◆ **Data provided**:
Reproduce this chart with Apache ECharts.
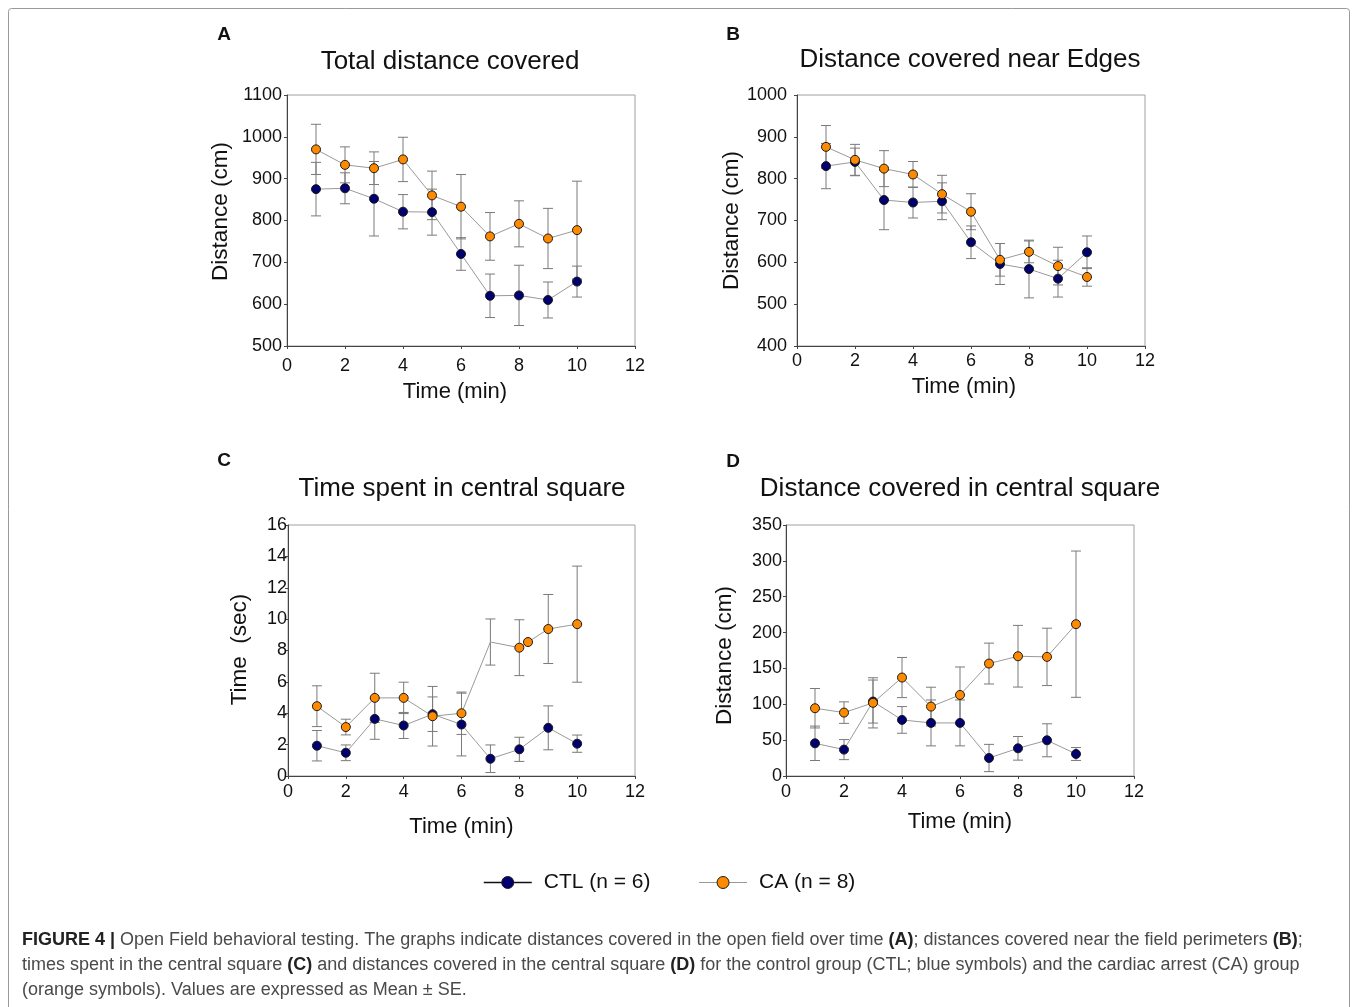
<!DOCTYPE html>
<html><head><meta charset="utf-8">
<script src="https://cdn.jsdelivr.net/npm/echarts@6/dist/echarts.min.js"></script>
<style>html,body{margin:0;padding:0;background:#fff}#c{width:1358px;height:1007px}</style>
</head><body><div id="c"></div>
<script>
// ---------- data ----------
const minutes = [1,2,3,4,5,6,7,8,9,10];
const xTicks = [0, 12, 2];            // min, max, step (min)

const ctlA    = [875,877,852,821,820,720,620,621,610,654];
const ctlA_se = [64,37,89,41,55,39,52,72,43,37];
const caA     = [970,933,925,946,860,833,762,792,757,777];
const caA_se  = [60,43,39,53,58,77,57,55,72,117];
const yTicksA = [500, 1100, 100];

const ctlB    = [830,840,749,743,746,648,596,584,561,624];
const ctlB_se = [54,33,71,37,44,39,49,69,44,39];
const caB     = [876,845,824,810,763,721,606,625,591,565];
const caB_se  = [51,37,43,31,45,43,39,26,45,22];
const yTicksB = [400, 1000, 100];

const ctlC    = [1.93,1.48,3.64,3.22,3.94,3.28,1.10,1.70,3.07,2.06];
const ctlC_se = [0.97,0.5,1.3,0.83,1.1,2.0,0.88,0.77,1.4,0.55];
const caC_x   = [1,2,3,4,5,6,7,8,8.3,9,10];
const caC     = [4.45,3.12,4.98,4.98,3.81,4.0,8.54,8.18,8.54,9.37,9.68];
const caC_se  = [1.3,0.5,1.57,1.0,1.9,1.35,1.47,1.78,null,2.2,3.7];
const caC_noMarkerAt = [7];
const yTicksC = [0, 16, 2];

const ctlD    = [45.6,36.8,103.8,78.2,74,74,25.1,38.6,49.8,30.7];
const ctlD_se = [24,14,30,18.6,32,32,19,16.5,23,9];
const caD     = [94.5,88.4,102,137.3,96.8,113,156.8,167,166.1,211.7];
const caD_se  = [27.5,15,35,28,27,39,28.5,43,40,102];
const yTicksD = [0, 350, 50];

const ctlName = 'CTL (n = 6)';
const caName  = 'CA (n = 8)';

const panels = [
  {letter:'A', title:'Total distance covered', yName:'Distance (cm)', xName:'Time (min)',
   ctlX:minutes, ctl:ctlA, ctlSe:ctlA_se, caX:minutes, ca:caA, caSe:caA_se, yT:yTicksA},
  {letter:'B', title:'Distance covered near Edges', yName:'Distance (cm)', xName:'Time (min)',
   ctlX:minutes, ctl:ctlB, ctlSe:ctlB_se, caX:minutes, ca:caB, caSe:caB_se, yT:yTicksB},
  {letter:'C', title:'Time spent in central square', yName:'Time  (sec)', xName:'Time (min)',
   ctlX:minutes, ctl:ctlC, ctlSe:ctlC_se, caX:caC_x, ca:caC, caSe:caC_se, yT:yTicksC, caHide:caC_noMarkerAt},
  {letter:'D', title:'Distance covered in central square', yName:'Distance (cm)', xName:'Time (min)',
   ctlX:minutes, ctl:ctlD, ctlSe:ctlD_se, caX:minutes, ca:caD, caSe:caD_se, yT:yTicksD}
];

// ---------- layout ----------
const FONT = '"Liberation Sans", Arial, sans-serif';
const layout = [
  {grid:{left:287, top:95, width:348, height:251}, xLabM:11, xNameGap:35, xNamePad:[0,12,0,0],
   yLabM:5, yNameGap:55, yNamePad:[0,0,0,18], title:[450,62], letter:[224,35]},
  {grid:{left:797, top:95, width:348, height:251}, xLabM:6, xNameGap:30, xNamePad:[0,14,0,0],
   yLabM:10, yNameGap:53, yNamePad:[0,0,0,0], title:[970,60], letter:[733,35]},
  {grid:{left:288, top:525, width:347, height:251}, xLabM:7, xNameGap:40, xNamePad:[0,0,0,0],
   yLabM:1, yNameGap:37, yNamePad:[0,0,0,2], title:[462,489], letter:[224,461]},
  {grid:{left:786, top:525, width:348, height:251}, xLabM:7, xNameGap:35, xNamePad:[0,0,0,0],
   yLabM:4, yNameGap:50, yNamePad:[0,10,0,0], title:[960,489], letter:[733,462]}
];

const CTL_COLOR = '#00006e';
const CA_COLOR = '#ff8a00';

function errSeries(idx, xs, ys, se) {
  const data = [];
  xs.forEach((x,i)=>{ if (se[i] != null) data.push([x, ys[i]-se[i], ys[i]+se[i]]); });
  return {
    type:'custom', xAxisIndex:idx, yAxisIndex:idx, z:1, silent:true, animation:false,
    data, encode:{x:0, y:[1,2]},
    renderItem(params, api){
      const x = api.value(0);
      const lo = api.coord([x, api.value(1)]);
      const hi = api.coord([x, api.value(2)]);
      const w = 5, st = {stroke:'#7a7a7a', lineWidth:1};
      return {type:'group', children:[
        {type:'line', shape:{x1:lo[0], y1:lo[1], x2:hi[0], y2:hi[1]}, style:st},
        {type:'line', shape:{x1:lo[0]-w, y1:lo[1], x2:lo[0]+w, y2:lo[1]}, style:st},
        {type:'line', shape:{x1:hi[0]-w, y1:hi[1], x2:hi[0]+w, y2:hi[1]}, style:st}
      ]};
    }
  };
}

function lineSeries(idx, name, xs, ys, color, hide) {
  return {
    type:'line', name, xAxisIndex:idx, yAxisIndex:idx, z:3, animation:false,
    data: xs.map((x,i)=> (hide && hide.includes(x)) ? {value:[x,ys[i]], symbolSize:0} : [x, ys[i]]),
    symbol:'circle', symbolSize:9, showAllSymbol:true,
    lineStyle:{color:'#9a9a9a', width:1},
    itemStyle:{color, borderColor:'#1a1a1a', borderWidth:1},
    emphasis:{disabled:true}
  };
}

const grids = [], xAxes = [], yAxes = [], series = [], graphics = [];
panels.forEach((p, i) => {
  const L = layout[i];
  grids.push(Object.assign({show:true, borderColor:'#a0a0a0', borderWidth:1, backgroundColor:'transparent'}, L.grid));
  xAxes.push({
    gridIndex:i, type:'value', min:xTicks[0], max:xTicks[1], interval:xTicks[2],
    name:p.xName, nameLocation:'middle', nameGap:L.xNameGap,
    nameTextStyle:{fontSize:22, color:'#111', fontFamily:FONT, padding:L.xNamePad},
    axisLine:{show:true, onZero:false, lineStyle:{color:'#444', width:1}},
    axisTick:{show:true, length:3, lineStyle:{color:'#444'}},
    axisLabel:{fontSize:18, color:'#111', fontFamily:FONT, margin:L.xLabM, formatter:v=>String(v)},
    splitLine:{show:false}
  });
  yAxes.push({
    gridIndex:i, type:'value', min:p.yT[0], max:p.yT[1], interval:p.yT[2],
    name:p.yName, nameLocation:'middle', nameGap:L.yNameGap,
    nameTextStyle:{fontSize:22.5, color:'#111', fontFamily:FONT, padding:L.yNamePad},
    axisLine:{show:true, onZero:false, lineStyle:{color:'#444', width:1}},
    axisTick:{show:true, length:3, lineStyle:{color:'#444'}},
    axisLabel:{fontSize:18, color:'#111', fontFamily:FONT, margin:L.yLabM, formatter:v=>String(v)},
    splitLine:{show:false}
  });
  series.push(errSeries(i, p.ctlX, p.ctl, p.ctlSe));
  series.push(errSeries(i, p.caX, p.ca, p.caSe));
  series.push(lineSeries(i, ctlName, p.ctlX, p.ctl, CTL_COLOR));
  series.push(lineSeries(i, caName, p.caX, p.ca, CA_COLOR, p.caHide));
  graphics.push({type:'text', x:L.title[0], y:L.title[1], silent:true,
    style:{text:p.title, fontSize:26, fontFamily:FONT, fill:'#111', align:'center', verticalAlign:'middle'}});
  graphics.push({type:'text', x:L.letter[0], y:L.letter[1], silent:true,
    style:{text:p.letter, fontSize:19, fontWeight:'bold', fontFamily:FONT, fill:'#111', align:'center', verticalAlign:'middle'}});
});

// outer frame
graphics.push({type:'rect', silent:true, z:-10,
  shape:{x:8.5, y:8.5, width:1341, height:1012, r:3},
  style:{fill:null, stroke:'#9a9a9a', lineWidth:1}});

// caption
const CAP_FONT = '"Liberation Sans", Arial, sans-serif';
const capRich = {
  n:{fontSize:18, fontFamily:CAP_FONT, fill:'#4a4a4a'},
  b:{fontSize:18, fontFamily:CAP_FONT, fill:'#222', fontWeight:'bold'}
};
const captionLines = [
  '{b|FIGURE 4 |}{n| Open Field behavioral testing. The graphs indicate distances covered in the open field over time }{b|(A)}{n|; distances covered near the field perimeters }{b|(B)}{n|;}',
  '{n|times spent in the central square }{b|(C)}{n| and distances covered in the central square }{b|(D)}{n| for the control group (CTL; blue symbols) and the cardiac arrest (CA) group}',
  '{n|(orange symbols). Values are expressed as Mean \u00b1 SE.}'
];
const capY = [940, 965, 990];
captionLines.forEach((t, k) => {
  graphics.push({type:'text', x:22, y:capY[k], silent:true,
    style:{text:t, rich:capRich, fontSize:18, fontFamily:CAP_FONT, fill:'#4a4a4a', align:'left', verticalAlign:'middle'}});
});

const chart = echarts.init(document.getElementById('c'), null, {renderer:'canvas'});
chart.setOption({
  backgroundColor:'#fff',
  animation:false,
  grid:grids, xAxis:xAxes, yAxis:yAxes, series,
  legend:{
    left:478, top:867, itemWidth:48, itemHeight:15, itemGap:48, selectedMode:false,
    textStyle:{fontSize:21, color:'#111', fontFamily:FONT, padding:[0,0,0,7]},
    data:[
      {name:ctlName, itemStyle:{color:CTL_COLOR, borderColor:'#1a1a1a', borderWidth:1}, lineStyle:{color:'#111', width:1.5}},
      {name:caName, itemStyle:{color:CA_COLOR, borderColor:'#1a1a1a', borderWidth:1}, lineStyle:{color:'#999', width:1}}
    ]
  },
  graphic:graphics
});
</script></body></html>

◆ **Stated task**:
Everything from the first line of the listing above through the line that contains "const xTicks = [0, 12, 2];" is to be restated word for word, minus the pictures.

◆ **Full solution**:
Reproduce this chart with Apache ECharts.
<!DOCTYPE html>
<html><head><meta charset="utf-8">
<script src="https://cdn.jsdelivr.net/npm/echarts@6/dist/echarts.min.js"></script>
<style>html,body{margin:0;padding:0;background:#fff}#c{width:1358px;height:1007px}</style>
</head><body><div id="c"></div>
<script>
// ---------- data ----------
const minutes = [1,2,3,4,5,6,7,8,9,10];
const xTicks = [0, 12, 2];            // min, max, step (min)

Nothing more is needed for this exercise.